Charts and diagrams as code:

_ _ _ _

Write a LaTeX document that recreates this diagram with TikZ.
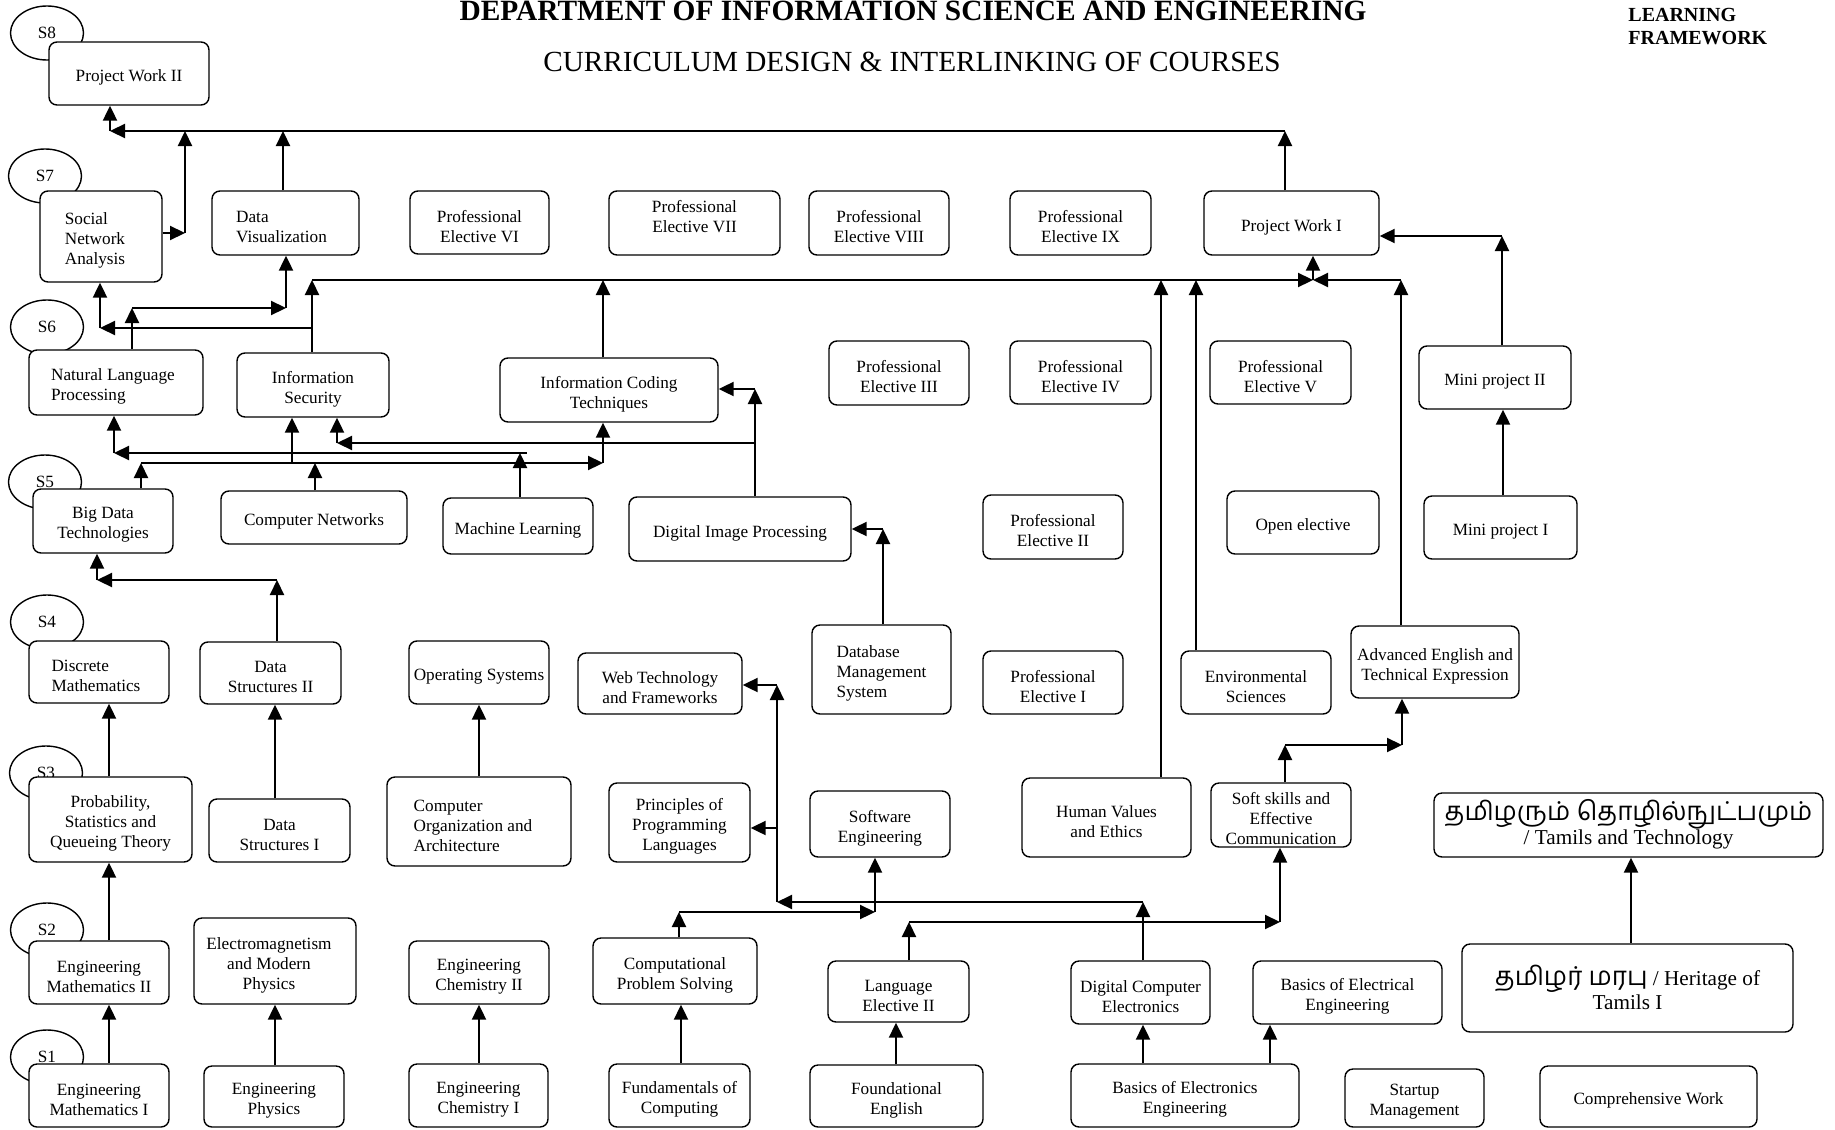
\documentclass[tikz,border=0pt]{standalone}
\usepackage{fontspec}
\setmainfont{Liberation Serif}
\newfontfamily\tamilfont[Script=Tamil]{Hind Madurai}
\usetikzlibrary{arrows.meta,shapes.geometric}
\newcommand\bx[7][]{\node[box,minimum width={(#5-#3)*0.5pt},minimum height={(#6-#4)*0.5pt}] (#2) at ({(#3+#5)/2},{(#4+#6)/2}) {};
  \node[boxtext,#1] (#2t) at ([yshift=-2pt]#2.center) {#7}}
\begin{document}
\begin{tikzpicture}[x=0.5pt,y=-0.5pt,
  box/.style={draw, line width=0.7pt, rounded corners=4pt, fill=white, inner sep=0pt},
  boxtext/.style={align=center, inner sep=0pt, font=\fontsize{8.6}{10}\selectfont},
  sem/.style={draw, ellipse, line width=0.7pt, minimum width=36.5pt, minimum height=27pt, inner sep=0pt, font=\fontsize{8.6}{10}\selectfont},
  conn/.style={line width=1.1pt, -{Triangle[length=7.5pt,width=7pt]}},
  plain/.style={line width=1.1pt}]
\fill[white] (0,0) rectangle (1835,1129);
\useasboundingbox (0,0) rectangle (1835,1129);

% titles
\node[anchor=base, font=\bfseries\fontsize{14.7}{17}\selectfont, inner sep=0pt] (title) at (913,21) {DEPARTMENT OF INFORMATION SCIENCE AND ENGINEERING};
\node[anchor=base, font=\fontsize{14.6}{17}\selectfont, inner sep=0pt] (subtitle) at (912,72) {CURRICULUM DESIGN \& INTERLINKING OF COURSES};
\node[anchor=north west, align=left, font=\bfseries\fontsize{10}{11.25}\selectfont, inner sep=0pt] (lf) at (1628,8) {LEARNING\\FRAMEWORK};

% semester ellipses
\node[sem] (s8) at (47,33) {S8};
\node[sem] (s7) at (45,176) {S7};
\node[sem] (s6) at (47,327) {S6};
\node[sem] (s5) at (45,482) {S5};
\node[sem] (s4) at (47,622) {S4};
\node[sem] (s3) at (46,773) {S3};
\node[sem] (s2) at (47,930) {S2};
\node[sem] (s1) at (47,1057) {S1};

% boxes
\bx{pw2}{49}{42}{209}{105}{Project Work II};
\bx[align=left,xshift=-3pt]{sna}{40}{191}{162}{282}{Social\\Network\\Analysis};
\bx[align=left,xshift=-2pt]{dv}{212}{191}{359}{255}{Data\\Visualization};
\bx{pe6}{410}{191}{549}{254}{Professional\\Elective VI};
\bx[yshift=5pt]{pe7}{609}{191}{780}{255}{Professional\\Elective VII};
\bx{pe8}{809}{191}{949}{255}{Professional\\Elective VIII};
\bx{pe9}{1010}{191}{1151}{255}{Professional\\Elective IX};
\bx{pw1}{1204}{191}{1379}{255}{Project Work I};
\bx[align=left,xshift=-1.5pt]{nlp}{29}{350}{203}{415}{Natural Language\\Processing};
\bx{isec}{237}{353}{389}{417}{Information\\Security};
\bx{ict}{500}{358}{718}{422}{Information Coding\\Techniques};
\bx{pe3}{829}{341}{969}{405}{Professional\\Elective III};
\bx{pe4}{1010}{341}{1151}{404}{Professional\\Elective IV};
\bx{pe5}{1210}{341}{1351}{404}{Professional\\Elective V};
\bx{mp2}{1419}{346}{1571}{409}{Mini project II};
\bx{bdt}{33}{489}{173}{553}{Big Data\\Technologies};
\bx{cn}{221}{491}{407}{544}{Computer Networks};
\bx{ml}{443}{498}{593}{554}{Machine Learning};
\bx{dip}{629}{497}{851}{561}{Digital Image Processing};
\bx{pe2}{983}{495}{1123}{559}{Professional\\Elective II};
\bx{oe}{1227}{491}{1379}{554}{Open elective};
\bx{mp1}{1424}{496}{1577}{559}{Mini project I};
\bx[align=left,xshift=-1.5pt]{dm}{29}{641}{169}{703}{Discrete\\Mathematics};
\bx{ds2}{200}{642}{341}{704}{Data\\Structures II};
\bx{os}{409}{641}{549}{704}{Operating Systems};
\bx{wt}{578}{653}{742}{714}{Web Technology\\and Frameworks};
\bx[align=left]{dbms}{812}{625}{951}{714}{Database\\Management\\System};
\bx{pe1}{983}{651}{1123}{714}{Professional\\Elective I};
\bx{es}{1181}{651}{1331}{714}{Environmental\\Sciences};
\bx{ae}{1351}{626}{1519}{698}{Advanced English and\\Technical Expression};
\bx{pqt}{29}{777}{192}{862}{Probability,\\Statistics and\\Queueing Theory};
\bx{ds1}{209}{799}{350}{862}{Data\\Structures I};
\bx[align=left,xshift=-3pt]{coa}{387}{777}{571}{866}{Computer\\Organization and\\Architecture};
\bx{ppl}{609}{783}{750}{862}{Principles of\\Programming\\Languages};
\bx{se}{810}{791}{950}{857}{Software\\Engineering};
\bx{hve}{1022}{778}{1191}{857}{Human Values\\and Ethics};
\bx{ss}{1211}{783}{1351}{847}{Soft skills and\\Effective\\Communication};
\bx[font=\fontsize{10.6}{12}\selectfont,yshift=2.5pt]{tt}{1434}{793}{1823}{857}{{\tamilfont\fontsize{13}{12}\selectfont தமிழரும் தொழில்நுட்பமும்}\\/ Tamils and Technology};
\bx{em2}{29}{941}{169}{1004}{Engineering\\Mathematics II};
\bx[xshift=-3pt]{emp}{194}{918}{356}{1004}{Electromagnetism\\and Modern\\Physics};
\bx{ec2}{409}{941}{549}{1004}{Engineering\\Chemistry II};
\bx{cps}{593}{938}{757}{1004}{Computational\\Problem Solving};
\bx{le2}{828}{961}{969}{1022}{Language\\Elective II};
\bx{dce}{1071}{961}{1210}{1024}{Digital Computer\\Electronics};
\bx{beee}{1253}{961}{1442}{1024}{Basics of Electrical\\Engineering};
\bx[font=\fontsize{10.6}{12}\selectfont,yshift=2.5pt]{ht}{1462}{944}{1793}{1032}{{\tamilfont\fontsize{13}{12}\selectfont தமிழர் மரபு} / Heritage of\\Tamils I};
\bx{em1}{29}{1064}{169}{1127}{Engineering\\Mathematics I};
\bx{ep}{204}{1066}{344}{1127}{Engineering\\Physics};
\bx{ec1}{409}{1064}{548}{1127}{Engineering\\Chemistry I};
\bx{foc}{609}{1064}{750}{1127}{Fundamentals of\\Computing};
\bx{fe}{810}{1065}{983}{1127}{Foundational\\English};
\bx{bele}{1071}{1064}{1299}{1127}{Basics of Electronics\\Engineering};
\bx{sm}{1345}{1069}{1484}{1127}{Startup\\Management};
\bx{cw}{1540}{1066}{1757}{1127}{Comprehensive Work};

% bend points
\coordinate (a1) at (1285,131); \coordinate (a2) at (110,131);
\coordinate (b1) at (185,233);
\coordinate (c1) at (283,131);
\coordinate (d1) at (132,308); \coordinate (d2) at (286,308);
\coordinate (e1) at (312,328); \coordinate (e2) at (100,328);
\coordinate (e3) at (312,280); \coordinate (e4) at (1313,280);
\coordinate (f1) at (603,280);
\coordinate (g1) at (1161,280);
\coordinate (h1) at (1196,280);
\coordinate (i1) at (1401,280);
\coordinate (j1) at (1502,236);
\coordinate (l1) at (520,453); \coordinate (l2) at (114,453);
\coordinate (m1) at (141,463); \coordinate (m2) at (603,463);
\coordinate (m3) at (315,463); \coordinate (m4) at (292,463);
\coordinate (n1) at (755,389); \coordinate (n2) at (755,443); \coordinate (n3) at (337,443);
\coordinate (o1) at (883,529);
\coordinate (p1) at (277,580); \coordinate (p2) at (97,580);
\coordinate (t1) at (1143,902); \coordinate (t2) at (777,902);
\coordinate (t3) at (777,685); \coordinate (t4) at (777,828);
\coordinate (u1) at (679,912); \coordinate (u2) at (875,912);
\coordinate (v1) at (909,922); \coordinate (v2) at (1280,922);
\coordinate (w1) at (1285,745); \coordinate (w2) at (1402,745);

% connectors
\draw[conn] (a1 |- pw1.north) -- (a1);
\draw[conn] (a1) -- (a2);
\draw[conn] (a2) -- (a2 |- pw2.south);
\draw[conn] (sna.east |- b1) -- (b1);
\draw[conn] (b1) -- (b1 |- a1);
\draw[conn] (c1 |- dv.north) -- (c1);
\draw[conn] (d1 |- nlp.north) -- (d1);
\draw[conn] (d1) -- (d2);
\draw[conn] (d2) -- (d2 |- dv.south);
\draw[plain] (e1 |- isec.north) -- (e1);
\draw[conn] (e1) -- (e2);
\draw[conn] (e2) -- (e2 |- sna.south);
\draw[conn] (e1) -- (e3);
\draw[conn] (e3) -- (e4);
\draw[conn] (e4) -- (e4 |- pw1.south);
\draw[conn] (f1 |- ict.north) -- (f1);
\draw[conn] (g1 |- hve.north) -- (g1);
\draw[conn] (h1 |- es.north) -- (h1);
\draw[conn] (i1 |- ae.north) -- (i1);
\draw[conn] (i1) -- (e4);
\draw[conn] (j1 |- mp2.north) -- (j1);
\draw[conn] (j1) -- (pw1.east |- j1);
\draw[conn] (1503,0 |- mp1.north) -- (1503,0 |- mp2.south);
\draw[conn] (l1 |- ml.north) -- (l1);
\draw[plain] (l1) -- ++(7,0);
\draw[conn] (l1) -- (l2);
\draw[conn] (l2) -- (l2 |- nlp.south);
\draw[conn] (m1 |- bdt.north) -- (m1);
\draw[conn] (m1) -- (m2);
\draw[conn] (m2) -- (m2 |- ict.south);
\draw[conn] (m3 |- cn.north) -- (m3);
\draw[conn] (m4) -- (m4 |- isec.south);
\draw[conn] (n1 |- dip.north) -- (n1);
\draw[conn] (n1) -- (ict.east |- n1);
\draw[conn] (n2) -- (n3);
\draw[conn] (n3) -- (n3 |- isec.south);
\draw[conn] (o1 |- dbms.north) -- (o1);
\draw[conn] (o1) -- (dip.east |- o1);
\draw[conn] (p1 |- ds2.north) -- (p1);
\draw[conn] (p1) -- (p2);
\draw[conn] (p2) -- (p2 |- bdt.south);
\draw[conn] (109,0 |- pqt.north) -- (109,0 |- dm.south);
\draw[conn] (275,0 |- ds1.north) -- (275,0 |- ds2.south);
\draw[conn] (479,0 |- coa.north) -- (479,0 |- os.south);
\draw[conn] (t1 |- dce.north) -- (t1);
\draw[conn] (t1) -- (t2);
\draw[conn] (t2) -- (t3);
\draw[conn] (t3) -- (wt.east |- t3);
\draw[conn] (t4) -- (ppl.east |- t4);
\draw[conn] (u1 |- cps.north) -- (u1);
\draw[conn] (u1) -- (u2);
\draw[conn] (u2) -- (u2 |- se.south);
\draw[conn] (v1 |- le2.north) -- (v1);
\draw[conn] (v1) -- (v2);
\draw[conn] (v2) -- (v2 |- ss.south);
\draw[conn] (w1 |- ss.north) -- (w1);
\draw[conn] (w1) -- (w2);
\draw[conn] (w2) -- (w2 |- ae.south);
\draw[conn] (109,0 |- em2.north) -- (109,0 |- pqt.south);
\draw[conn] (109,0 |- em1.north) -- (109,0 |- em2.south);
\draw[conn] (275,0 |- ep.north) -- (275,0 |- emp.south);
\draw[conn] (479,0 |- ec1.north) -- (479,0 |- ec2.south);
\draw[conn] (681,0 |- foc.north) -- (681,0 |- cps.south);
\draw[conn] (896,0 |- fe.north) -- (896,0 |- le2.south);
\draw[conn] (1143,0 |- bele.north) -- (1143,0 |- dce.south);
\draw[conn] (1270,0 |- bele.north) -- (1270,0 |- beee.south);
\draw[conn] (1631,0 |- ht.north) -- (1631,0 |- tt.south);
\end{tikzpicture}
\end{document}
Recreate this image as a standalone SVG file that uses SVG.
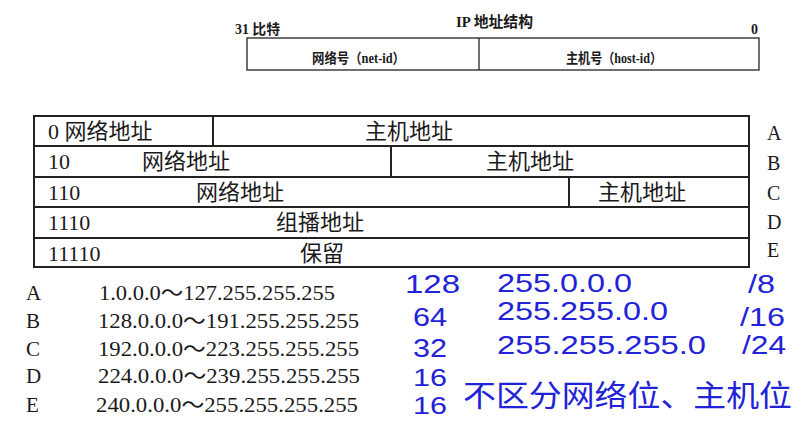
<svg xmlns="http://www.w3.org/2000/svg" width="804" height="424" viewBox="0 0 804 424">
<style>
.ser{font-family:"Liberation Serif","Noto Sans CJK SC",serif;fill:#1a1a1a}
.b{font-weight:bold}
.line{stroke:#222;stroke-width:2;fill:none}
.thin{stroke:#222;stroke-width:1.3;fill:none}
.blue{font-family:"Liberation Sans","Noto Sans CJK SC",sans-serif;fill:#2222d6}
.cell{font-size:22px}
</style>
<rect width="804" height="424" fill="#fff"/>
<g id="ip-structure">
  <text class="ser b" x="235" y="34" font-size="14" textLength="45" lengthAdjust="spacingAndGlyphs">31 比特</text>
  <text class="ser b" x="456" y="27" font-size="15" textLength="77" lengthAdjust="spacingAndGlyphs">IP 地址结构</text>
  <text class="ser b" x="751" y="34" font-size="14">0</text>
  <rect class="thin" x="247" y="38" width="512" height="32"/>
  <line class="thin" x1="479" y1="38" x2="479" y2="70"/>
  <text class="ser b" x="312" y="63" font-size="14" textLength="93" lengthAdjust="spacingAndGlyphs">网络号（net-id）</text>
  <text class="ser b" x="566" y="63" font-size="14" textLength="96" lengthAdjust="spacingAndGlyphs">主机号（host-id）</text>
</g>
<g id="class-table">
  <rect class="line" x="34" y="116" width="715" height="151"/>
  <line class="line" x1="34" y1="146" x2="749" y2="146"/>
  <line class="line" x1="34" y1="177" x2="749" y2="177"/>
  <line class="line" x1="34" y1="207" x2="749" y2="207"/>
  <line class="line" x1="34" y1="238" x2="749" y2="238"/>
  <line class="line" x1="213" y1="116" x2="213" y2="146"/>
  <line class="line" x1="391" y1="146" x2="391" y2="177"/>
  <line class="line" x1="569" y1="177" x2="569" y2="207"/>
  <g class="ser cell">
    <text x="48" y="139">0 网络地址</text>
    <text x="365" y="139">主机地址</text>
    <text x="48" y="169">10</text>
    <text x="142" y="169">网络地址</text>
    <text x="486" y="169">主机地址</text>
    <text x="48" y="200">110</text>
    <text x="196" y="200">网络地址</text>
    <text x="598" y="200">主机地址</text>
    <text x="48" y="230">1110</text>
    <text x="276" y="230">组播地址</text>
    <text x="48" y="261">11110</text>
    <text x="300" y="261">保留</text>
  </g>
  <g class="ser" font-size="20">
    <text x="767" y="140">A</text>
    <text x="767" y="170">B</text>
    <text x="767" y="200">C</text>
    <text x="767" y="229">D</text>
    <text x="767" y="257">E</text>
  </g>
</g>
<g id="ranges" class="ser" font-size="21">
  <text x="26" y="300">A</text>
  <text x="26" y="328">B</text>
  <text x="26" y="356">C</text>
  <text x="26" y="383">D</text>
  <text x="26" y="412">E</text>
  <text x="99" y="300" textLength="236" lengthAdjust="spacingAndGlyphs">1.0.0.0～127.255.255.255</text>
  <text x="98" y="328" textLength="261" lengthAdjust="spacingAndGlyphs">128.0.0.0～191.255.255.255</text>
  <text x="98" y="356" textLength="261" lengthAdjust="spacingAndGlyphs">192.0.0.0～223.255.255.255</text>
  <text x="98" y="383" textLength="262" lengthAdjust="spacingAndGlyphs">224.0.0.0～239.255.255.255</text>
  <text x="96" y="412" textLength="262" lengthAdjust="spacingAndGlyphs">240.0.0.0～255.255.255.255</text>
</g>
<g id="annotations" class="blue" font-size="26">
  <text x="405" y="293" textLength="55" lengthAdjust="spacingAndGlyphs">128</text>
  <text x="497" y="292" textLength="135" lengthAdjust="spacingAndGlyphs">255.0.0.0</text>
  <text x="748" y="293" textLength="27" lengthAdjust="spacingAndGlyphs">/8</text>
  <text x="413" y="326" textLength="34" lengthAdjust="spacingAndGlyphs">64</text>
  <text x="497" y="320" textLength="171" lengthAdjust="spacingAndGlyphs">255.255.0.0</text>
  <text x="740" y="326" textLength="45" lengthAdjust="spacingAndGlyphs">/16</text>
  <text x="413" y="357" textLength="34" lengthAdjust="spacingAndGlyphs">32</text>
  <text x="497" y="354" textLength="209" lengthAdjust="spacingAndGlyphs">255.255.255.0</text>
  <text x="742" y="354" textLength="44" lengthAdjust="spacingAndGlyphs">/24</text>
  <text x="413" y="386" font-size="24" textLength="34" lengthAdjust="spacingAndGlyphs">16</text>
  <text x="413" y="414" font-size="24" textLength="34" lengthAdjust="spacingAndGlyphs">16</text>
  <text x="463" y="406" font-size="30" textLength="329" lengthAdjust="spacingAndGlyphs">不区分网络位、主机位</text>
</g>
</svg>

_ _ _ _

**Stated exercise**
From the first line of the material down to the line containing "inner sep=0pt] (lf)", inclusive, return each line exactly, skipping any picture.

**Solved exercise**
Write a LaTeX document that recreates this diagram with TikZ.
\documentclass[tikz,border=0pt]{standalone}
\usepackage{fontspec}
\setmainfont{Liberation Serif}
\newfontfamily\tamilfont[Script=Tamil]{Hind Madurai}
\usetikzlibrary{arrows.meta,shapes.geometric}
\newcommand\bx[7][]{\node[box,minimum width={(#5-#3)*0.5pt},minimum height={(#6-#4)*0.5pt}] (#2) at ({(#3+#5)/2},{(#4+#6)/2}) {};
  \node[boxtext,#1] (#2t) at ([yshift=-2pt]#2.center) {#7}}
\begin{document}
\begin{tikzpicture}[x=0.5pt,y=-0.5pt,
  box/.style={draw, line width=0.7pt, rounded corners=4pt, fill=white, inner sep=0pt},
  boxtext/.style={align=center, inner sep=0pt, font=\fontsize{8.6}{10}\selectfont},
  sem/.style={draw, ellipse, line width=0.7pt, minimum width=36.5pt, minimum height=27pt, inner sep=0pt, font=\fontsize{8.6}{10}\selectfont},
  conn/.style={line width=1.1pt, -{Triangle[length=7.5pt,width=7pt]}},
  plain/.style={line width=1.1pt}]
\fill[white] (0,0) rectangle (1835,1129);
\useasboundingbox (0,0) rectangle (1835,1129);

% titles
\node[anchor=base, font=\bfseries\fontsize{14.7}{17}\selectfont, inner sep=0pt] (title) at (913,21) {DEPARTMENT OF INFORMATION SCIENCE AND ENGINEERING};
\node[anchor=base, font=\fontsize{14.6}{17}\selectfont, inner sep=0pt] (subtitle) at (912,72) {CURRICULUM DESIGN \& INTERLINKING OF COURSES};
\node[anchor=north west, align=left, font=\bfseries\fontsize{10}{11.25}\selectfont, inner sep=0pt] (lf) at (1628,8) {LEARNING\\FRAMEWORK};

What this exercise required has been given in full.